The value of the loss flows from the nature of the breach and the obligations that the fiduciary should have fulfilled. The valuation of the loss must reflect Canada’s obligation to negotiate compensation based upon the best price that could have been obtained for the land’s use for hydroelectricity generation.

Here, the trial judge valued the land as bushland and waterfront land. His assessment of equitable compensation flows from his conclusion that expropriation was permitted under the Indian Act  and that Canada would likely have compensated on the basis of expropriation law, excluding the value of the land as water storage for the Project itself. This improper conclusion underlies the trial judge’s rejection of the Appellant’s proposed methods of valuation at trial.

At trial, the Appellant primarily relied on the hypothetical of a revenue-sharing agreement as the best valuation, but its experts also put forward additional models for evaluating the lost opportunity, including contemporaneous agreements reached with another First Nation. Canada’s experts put forward evidence regarding the expropriation value. The trial judge rejected any valuation greater than a hypothetical flowage easement based upon the limited value that expropriation law would have permitted.

I have already determined that equitable compensation in this case should have been assessed on the basis that Canada was under an obligation to negotiate in order to obtain the best possible compensation based upon the value of the land to the Project. The question is how to assess this value.

In conclusion, the LSFN is entitled to compensation for the lost opportunity to negotiate a surrender of the flooded land based on its value to hydroelectricity generation. This requires the trial judge to presume that the Project would have moved forward and that Canada would have fulfilled its fiduciary obligation at that time by ensuring the best possible compensation for the LSFN based on the value of the land to the Project.

In conclusion, the assessment of the lost opportunity was flawed because it was based on an incorrect view of what the fiduciary duty required. By valuing the loss as the amount required under expropriation law, the trial judge failed to account for a fiduciary obligation to negotiate for compensation reflecting the LSFN’s interest in the Reserve land, impact on the community, and the value of the land given its intended use as water storage for hydroelectricity generation. As a result, the assessment of the value of the flooded land must be reassessed. The trial judge’s assessment of other losses were not challenged in this appeal. Similarly, I take no issue with the manner in which the trial judge brought forward historic losses to present value.

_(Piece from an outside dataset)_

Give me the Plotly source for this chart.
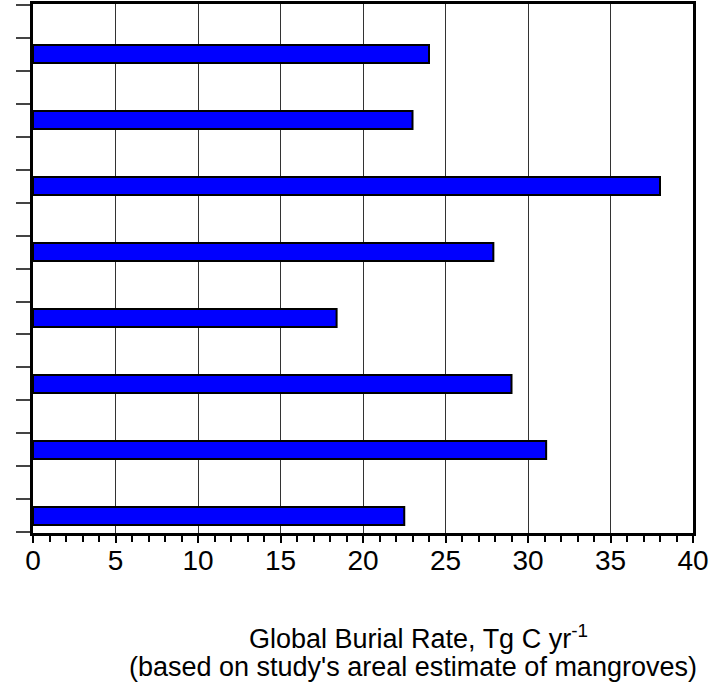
import plotly.graph_objects as go

# Bars listed bottom to top
categories = ["1", "2", "3", "4", "5", "6", "7", "8"]
burial_rate = [22.5, 31.1, 29.0, 18.4, 27.9, 38.0, 23.0, 24.0]
x_ticks = [0, 5, 10, 15, 20, 25, 30, 35, 40]
title_line1 = "Global Burial Rate, Tg C yr<sup>-1</sup>"
title_line2 = "(based on study's areal estimate of mangroves)"

positions = [i + 1 for i in range(len(categories))]

fig = go.Figure(go.Bar(
    x=burial_rate, y=positions, orientation="h",
    marker=dict(color="#0000FF", line=dict(color="black", width=2)),
    width=0.27, hovertext=categories,
))

fig.update_layout(
    width=717, height=686,
    margin=dict(l=33, r=24, t=4, b=153),
    plot_bgcolor="white", paper_bgcolor="white",
    font=dict(family="Liberation Sans, Arial, sans-serif", color="black"),
    showlegend=False,
    xaxis=dict(
        range=[0, 40], tickvals=x_ticks, ticktext=[str(v) for v in x_ticks],
        automargin=False,
        showgrid=True, gridcolor="#333333", gridwidth=1,
        showline=True, linecolor="black", linewidth=2.5, mirror=True,
        ticks="outside", ticklen=7, tickwidth=1.5, tickcolor="black",
        tickfont=dict(size=28), zeroline=False, ticklabelstandoff=-6,
        minor=dict(dtick=1, ticks="outside", ticklen=6, tickwidth=1.5, tickcolor="black", showgrid=False),
    ),
    yaxis=dict(
        range=[0.742, 8.758], tick0=0.25, dtick=0.5, showticklabels=False,
        automargin=False,
        showgrid=False, zeroline=False,
        showline=True, linecolor="black", linewidth=2.5, mirror=True,
        ticks="outside", ticklen=14, tickwidth=1.5, tickcolor="#444444",
    ),
    annotations=[
        dict(text=title_line1, xref="paper", yref="paper", x=(418 - 33) / 660, y=-0.197,
             xanchor="center", yanchor="middle", showarrow=False,
             font=dict(size=27, color="black")),
        dict(text=title_line2, xref="paper", yref="paper", x=(413 - 33) / 660, y=-0.253,
             xanchor="center", yanchor="middle", showarrow=False,
             font=dict(size=27, color="black")),
    ],
)

fig.write_html("out.html", config={"displayModeBar": False},
               post_script="document.body.style.margin='0';document.body.style.overflow='hidden';")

A hypothetical flowage easement at $1.29 an acre is not an appropriate measure of compensation in this case because it does not reflect the value of the land to the Project. The sole basis for this valuation is the conclusion that because the Project was a public work, and Canada could have expropriated the land, Canada was not expected to secure compensation for the LSFN reflecting the value of its land to the Project. I cannot agree. As I have explained, this approach is inconsistent with the unique nature of the Indigenous interest in reserve land and the devastating impact of the flooding on the LSFN. It does not reflect the honour of the Crown nor serve the overarching goal of reconciliation. The LSFN is entitled to equitable compensation for the lost opportunity to negotiate for an agreement reflecting the value of the land to the hydroelectricity generation Project.

The award for equitable compensation must be returned for reassessment in accordance with these reasons. I would allow the appeal with costs to the Appellant throughout. I would set aside the judgment of the Court of Appeal and the trial judge’s award of equitable damages and return that question to the trial court for reassessment.”